Overview of the BLASTP process.
The query sequence EAGLES into broken into three-letter words or synonyms that are used as a search set against
records in a protein or translated nucleotide database. See the text for additional details.
The output data from BLASTP includes a table with the bit scores for each alignment
as well as its E-value, or “expect score”. The E-value indicates the number of alignments with
that particular bit score that would be expected to occur solely by chance in the search space. Alignments with the highest bit scores (and lowest E-values) are listed at the top of the table. For perfect or nearly perfect matches, the E-value is reported as zero - there is essentially no possibility that the match occurs randomly.

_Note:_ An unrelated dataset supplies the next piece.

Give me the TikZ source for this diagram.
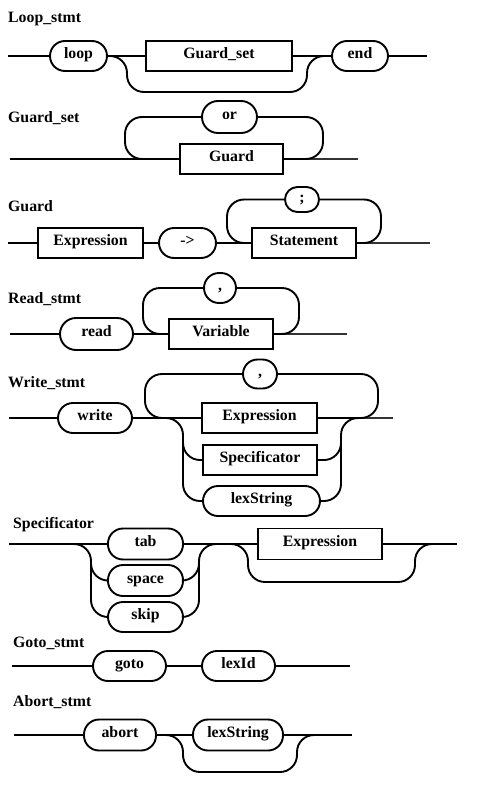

The E-value takes into account both the length of the match and the size of the database that was surveyed. The longer the alignment, and/or the larger the database search space, the less likely that a particular alignment occurs strictly by chance.
In some cases, the alignment may not extend along the entire length of the protein or there may be gaps between aligned regions of the sequences. “Max score” is the bit score for the aligned region with the highest score. “Total score” adds the bit scores for all aligned regions. When there are no gaps in an alignment, the total and max scores are the same. The “Query cover” refers to the fraction of the query sequence where the alignment score is above the threshold value. BLASTP also reports the percentage of aligned amino acids that are identical in two sequences as “Ident.”